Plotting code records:
>> start

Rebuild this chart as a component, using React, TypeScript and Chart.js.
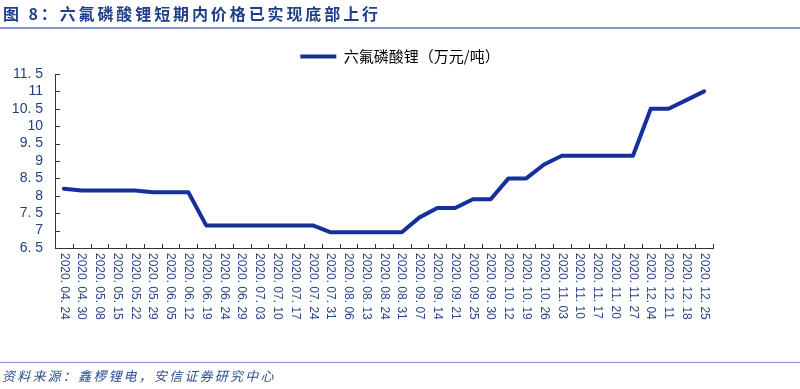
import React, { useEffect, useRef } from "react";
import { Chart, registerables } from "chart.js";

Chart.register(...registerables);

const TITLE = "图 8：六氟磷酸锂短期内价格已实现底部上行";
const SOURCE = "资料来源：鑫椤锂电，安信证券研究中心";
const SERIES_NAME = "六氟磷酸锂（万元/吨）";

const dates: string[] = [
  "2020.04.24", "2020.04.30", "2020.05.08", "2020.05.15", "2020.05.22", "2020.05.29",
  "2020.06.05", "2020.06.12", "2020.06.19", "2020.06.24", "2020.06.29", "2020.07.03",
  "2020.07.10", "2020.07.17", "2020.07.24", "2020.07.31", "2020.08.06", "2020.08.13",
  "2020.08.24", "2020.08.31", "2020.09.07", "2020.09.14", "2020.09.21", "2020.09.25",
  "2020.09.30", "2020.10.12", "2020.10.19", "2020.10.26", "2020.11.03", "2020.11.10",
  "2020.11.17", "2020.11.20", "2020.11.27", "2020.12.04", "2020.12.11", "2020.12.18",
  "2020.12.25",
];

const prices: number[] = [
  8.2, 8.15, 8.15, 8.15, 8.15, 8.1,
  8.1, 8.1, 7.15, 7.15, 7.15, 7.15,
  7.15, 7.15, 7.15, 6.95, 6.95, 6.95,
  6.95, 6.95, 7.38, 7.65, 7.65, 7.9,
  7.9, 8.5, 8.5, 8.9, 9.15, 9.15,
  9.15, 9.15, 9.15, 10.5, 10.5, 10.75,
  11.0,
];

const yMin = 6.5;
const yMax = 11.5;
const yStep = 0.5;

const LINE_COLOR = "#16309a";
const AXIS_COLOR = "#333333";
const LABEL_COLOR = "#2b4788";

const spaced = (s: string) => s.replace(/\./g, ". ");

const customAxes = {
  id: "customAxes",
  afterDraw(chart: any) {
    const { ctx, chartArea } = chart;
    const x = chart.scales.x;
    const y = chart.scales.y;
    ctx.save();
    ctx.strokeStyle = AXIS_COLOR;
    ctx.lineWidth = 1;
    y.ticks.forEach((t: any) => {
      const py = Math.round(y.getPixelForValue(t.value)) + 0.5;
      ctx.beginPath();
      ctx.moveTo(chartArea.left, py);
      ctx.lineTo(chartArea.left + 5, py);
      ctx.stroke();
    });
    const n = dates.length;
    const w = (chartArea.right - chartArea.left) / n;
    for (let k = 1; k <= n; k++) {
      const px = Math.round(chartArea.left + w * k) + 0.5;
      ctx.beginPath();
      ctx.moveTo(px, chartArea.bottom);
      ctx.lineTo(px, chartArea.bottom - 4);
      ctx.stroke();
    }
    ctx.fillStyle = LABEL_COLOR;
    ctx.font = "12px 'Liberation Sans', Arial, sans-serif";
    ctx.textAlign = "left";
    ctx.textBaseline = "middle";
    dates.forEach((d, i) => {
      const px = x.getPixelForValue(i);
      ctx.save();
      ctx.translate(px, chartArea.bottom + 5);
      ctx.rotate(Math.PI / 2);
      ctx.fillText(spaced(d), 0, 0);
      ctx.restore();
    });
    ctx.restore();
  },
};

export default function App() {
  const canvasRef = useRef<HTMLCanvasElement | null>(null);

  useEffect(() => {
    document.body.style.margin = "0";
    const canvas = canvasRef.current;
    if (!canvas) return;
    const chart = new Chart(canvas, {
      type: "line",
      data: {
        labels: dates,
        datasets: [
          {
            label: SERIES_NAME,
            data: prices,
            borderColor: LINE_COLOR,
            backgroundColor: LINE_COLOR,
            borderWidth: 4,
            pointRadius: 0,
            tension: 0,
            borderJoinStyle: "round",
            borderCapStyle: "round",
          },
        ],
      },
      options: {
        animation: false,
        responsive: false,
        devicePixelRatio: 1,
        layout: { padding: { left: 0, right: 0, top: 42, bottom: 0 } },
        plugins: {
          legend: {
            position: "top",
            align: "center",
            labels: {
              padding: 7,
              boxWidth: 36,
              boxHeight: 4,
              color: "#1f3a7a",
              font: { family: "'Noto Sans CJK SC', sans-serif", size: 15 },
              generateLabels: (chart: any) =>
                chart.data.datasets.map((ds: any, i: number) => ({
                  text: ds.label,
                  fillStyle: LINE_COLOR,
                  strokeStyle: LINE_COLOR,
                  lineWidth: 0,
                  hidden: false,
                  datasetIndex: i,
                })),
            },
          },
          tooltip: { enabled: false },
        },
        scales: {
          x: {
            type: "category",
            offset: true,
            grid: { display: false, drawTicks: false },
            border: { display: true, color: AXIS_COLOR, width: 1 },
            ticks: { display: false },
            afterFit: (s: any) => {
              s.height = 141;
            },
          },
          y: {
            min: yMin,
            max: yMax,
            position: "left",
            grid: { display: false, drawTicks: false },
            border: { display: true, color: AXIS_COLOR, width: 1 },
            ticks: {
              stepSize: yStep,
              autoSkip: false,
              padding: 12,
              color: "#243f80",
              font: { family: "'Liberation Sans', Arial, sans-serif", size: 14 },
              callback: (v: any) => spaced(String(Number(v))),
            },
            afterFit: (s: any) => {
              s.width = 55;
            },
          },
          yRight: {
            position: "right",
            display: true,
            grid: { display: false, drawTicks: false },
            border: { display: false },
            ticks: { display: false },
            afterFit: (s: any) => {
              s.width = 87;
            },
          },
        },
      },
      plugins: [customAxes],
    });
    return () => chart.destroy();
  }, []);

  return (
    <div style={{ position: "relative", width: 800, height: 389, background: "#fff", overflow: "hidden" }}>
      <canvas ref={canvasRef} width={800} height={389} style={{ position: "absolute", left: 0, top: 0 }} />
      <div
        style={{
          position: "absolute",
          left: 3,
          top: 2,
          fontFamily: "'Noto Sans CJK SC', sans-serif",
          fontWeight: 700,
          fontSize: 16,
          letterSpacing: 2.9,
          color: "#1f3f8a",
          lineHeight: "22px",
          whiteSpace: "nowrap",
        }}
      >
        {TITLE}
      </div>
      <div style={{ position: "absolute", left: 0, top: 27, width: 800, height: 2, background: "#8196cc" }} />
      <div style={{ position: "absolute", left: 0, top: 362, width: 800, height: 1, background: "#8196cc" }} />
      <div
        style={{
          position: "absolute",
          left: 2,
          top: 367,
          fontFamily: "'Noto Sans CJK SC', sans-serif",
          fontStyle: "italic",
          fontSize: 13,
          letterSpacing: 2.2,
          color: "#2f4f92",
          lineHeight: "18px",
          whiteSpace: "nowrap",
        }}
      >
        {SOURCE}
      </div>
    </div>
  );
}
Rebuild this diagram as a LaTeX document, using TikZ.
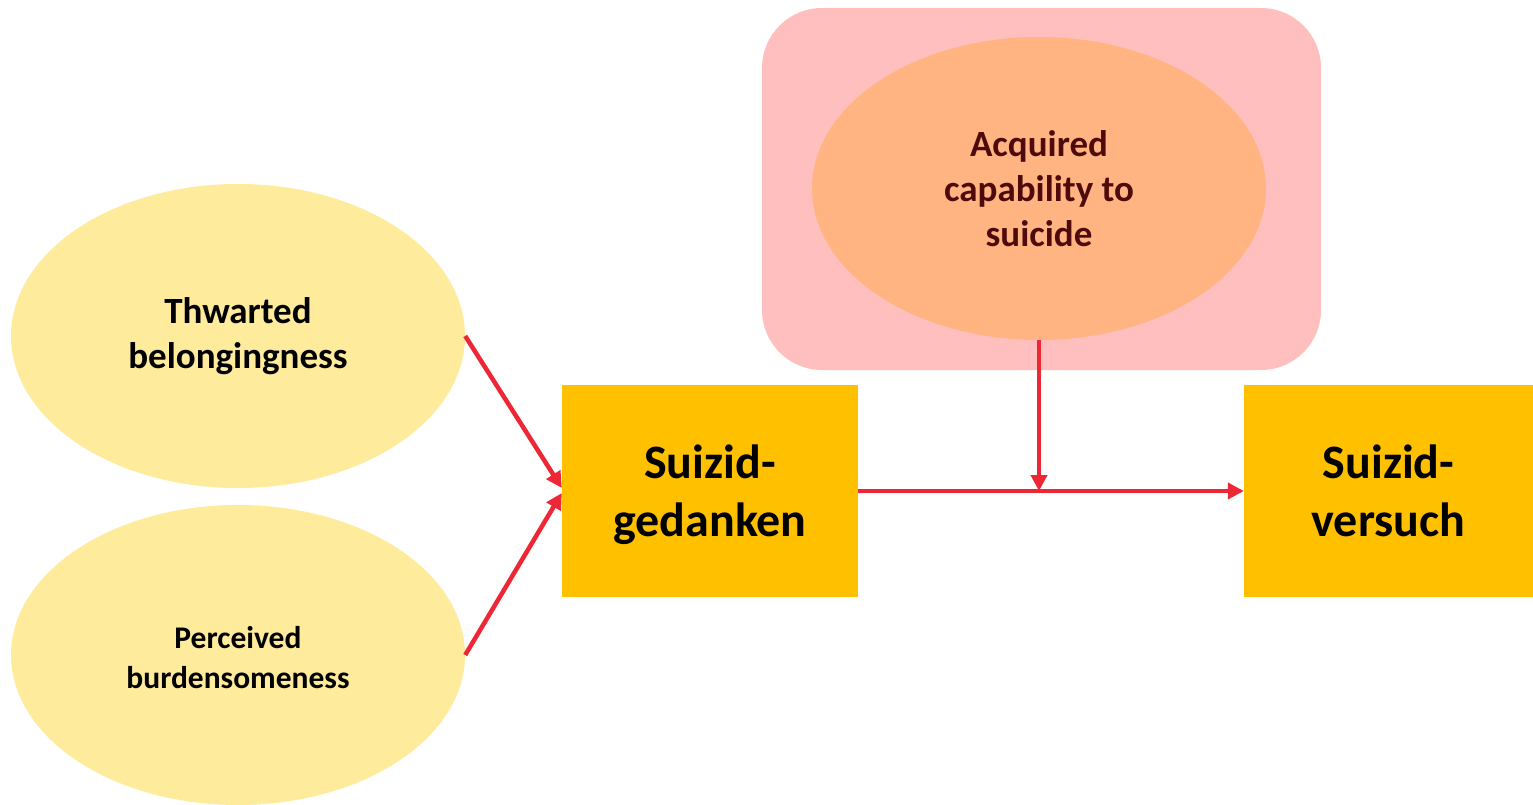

>> end

All the material shown above is to be copied exactly, with no pictures carried over.

Rebuild this chart as a component, using React, TypeScript and Chart.js.
import React, { useEffect, useRef } from "react";
import { Chart, registerables } from "chart.js";

Chart.register(...registerables);

const TITLE = "图 8：六氟磷酸锂短期内价格已实现底部上行";
const SOURCE = "资料来源：鑫椤锂电，安信证券研究中心";
const SERIES_NAME = "六氟磷酸锂（万元/吨）";

const dates: string[] = [
  "2020.04.24", "2020.04.30", "2020.05.08", "2020.05.15", "2020.05.22", "2020.05.29",
  "2020.06.05", "2020.06.12", "2020.06.19", "2020.06.24", "2020.06.29", "2020.07.03",
  "2020.07.10", "2020.07.17", "2020.07.24", "2020.07.31", "2020.08.06", "2020.08.13",
  "2020.08.24", "2020.08.31", "2020.09.07", "2020.09.14", "2020.09.21", "2020.09.25",
  "2020.09.30", "2020.10.12", "2020.10.19", "2020.10.26", "2020.11.03", "2020.11.10",
  "2020.11.17", "2020.11.20", "2020.11.27", "2020.12.04", "2020.12.11", "2020.12.18",
  "2020.12.25",
];

const prices: number[] = [
  8.2, 8.15, 8.15, 8.15, 8.15, 8.1,
  8.1, 8.1, 7.15, 7.15, 7.15, 7.15,
  7.15, 7.15, 7.15, 6.95, 6.95, 6.95,
  6.95, 6.95, 7.38, 7.65, 7.65, 7.9,
  7.9, 8.5, 8.5, 8.9, 9.15, 9.15,
  9.15, 9.15, 9.15, 10.5, 10.5, 10.75,
  11.0,
];

const yMin = 6.5;
const yMax = 11.5;
const yStep = 0.5;

const LINE_COLOR = "#16309a";
const AXIS_COLOR = "#333333";
const LABEL_COLOR = "#2b4788";

const spaced = (s: string) => s.replace(/\./g, ". ");

const customAxes = {
  id: "customAxes",
  afterDraw(chart: any) {
    const { ctx, chartArea } = chart;
    const x = chart.scales.x;
    const y = chart.scales.y;
    ctx.save();
    ctx.strokeStyle = AXIS_COLOR;
    ctx.lineWidth = 1;
    y.ticks.forEach((t: any) => {
      const py = Math.round(y.getPixelForValue(t.value)) + 0.5;
      ctx.beginPath();
      ctx.moveTo(chartArea.left, py);
      ctx.lineTo(chartArea.left + 5, py);
      ctx.stroke();
    });
    const n = dates.length;
    const w = (chartArea.right - chartArea.left) / n;
    for (let k = 1; k <= n; k++) {
      const px = Math.round(chartArea.left + w * k) + 0.5;
      ctx.beginPath();
      ctx.moveTo(px, chartArea.bottom);
      ctx.lineTo(px, chartArea.bottom - 4);
      ctx.stroke();
    }
    ctx.fillStyle = LABEL_COLOR;
    ctx.font = "12px 'Liberation Sans', Arial, sans-serif";
    ctx.textAlign = "left";
    ctx.textBaseline = "middle";
    dates.forEach((d, i) => {
      const px = x.getPixelForValue(i);
      ctx.save();
      ctx.translate(px, chartArea.bottom + 5);
      ctx.rotate(Math.PI / 2);
      ctx.fillText(spaced(d), 0, 0);
      ctx.restore();
    });
    ctx.restore();
  },
};

export default function App() {
  const canvasRef = useRef<HTMLCanvasElement | null>(null);

  useEffect(() => {
    document.body.style.margin = "0";
    const canvas = canvasRef.current;
    if (!canvas) return;
    const chart = new Chart(canvas, {
      type: "line",
      data: {
        labels: dates,
        datasets: [
          {
            label: SERIES_NAME,
            data: prices,
            borderColor: LINE_COLOR,
            backgroundColor: LINE_COLOR,
            borderWidth: 4,
            pointRadius: 0,
            tension: 0,
            borderJoinStyle: "round",
            borderCapStyle: "round",
          },
        ],
      },
      options: {
        animation: false,
        responsive: false,
        devicePixelRatio: 1,
        layout: { padding: { left: 0, right: 0, top: 42, bottom: 0 } },
        plugins: {
          legend: {
            position: "top",
            align: "center",
            labels: {
              padding: 7,
              boxWidth: 36,
              boxHeight: 4,
              color: "#1f3a7a",
              font: { family: "'Noto Sans CJK SC', sans-serif", size: 15 },
              generateLabels: (chart: any) =>
                chart.data.datasets.map((ds: any, i: number) => ({
                  text: ds.label,
                  fillStyle: LINE_COLOR,
                  strokeStyle: LINE_COLOR,
                  lineWidth: 0,
                  hidden: false,
                  datasetIndex: i,
                })),
            },
          },
          tooltip: { enabled: false },
        },
        scales: {
          x: {
            type: "category",
            offset: true,
            grid: { display: false, drawTicks: false },
            border: { display: true, color: AXIS_COLOR, width: 1 },
            ticks: { display: false },
            afterFit: (s: any) => {
              s.height = 141;
            },
          },
          y: {
            min: yMin,
            max: yMax,
            position: "left",
            grid: { display: false, drawTicks: false },
            border: { display: true, color: AXIS_COLOR, width: 1 },
            ticks: {
              stepSize: yStep,
              autoSkip: false,
              padding: 12,
              color: "#243f80",
              font: { family: "'Liberation Sans', Arial, sans-serif", size: 14 },
              callback: (v: any) => spaced(String(Number(v))),
            },
            afterFit: (s: any) => {
              s.width = 55;
            },
          },
          yRight: {
            position: "right",
            display: true,
            grid: { display: false, drawTicks: false },
            border: { display: false },
            ticks: { display: false },
            afterFit: (s: any) => {
              s.width = 87;
            },
          },
        },
      },
      plugins: [customAxes],
    });
    return () => chart.destroy();
  }, []);

  return (
    <div style={{ position: "relative", width: 800, height: 389, background: "#fff", overflow: "hidden" }}>
      <canvas ref={canvasRef} width={800} height={389} style={{ position: "absolute", left: 0, top: 0 }} />
      <div
        style={{
          position: "absolute",
          left: 3,
          top: 2,
          fontFamily: "'Noto Sans CJK SC', sans-serif",
          fontWeight: 700,
          fontSize: 16,
          letterSpacing: 2.9,
          color: "#1f3f8a",
          lineHeight: "22px",
          whiteSpace: "nowrap",
        }}
      >
        {TITLE}
      </div>
      <div style={{ position: "absolute", left: 0, top: 27, width: 800, height: 2, background: "#8196cc" }} />
      <div style={{ position: "absolute", left: 0, top: 362, width: 800, height: 1, background: "#8196cc" }} />
      <div
        style={{
          position: "absolute",
          left: 2,
          top: 367,
          fontFamily: "'Noto Sans CJK SC', sans-serif",
          fontStyle: "italic",
          fontSize: 13,
          letterSpacing: 2.2,
          color: "#2f4f92",
          lineHeight: "18px",
          whiteSpace: "nowrap",
        }}
      >
        {SOURCE}
      </div>
    </div>
  );
}
Rebuild this diagram as a LaTeX document, using TikZ.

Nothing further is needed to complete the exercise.